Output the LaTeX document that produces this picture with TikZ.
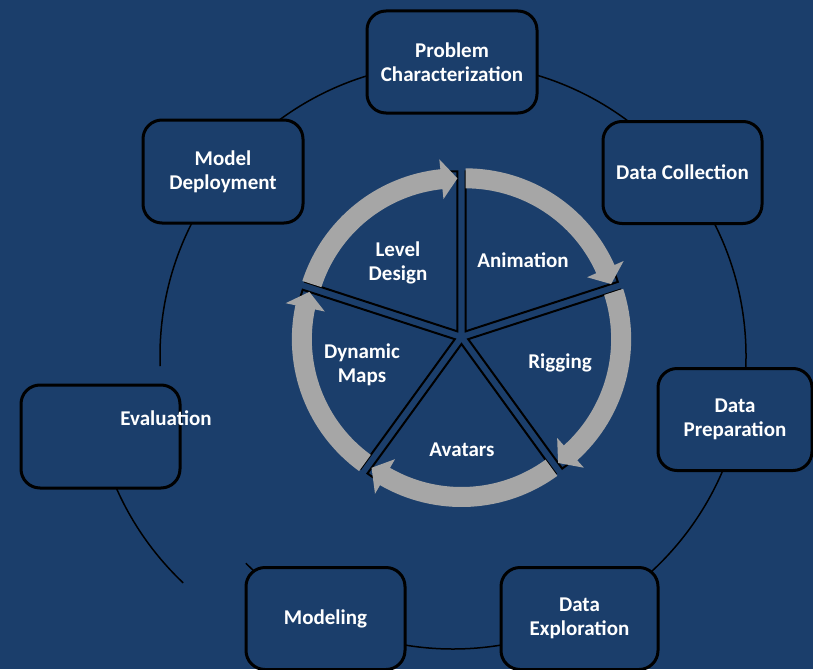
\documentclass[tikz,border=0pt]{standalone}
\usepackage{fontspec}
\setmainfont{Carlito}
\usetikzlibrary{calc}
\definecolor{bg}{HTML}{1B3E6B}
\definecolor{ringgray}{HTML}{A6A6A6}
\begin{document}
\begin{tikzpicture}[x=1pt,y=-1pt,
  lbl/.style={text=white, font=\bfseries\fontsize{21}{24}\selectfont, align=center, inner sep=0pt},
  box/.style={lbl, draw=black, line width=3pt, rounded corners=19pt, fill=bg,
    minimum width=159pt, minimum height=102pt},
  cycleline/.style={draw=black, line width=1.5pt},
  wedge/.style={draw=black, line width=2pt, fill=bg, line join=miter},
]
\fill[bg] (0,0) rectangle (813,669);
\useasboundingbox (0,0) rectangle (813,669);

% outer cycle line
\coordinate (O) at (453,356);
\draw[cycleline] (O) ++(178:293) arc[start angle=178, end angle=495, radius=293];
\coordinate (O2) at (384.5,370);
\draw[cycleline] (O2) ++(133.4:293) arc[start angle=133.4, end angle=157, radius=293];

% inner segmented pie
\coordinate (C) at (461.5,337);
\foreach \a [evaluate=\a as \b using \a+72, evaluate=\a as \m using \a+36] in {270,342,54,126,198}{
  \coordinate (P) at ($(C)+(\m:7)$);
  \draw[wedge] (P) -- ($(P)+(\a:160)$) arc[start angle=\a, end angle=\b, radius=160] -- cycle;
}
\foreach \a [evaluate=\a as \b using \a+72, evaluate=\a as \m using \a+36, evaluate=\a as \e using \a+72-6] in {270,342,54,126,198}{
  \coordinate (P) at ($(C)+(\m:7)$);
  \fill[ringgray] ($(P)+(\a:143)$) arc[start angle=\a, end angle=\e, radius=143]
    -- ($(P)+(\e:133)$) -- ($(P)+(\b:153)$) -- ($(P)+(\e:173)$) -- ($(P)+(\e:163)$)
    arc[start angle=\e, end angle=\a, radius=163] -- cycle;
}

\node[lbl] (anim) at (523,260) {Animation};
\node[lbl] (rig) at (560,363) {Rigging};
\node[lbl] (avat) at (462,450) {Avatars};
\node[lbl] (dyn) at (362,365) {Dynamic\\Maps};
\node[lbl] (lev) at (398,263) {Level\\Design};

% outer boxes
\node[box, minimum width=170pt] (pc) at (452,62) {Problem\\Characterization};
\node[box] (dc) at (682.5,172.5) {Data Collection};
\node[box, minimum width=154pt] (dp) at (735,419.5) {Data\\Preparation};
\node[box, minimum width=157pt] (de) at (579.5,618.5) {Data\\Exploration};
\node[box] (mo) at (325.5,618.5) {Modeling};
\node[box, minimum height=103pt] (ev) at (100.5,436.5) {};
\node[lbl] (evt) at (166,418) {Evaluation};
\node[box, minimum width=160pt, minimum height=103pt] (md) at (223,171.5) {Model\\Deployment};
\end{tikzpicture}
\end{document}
# # # #
> _WHAT YOU ARE ASKED TO DO_: Repeat the material above word for word and skip every image in it.

> _CORRECT ANSWER_:
Output the LaTeX document that produces this picture with TikZ.
\documentclass[tikz,border=0pt]{standalone}
\usepackage{fontspec}
\setmainfont{Carlito}
\usetikzlibrary{calc}
\definecolor{bg}{HTML}{1B3E6B}
\definecolor{ringgray}{HTML}{A6A6A6}
\begin{document}
\begin{tikzpicture}[x=1pt,y=-1pt,
  lbl/.style={text=white, font=\bfseries\fontsize{21}{24}\selectfont, align=center, inner sep=0pt},
  box/.style={lbl, draw=black, line width=3pt, rounded corners=19pt, fill=bg,
    minimum width=159pt, minimum height=102pt},
  cycleline/.style={draw=black, line width=1.5pt},
  wedge/.style={draw=black, line width=2pt, fill=bg, line join=miter},
]
\fill[bg] (0,0) rectangle (813,669);
\useasboundingbox (0,0) rectangle (813,669);

% outer cycle line
\coordinate (O) at (453,356);
\draw[cycleline] (O) ++(178:293) arc[start angle=178, end angle=495, radius=293];
\coordinate (O2) at (384.5,370);
\draw[cycleline] (O2) ++(133.4:293) arc[start angle=133.4, end angle=157, radius=293];

% inner segmented pie
\coordinate (C) at (461.5,337);
\foreach \a [evaluate=\a as \b using \a+72, evaluate=\a as \m using \a+36] in {270,342,54,126,198}{
  \coordinate (P) at ($(C)+(\m:7)$);
  \draw[wedge] (P) -- ($(P)+(\a:160)$) arc[start angle=\a, end angle=\b, radius=160] -- cycle;
}
\foreach \a [evaluate=\a as \b using \a+72, evaluate=\a as \m using \a+36, evaluate=\a as \e using \a+72-6] in {270,342,54,126,198}{
  \coordinate (P) at ($(C)+(\m:7)$);
  \fill[ringgray] ($(P)+(\a:143)$) arc[start angle=\a, end angle=\e, radius=143]
    -- ($(P)+(\e:133)$) -- ($(P)+(\b:153)$) -- ($(P)+(\e:173)$) -- ($(P)+(\e:163)$)
    arc[start angle=\e, end angle=\a, radius=163] -- cycle;
}

\node[lbl] (anim) at (523,260) {Animation};
\node[lbl] (rig) at (560,363) {Rigging};
\node[lbl] (avat) at (462,450) {Avatars};
\node[lbl] (dyn) at (362,365) {Dynamic\\Maps};
\node[lbl] (lev) at (398,263) {Level\\Design};

% outer boxes
\node[box, minimum width=170pt] (pc) at (452,62) {Problem\\Characterization};
\node[box] (dc) at (682.5,172.5) {Data Collection};
\node[box, minimum width=154pt] (dp) at (735,419.5) {Data\\Preparation};
\node[box, minimum width=157pt] (de) at (579.5,618.5) {Data\\Exploration};
\node[box] (mo) at (325.5,618.5) {Modeling};
\node[box, minimum height=103pt] (ev) at (100.5,436.5) {};
\node[lbl] (evt) at (166,418) {Evaluation};
\node[box, minimum width=160pt, minimum height=103pt] (md) at (223,171.5) {Model\\Deployment};
\end{tikzpicture}
\end{document}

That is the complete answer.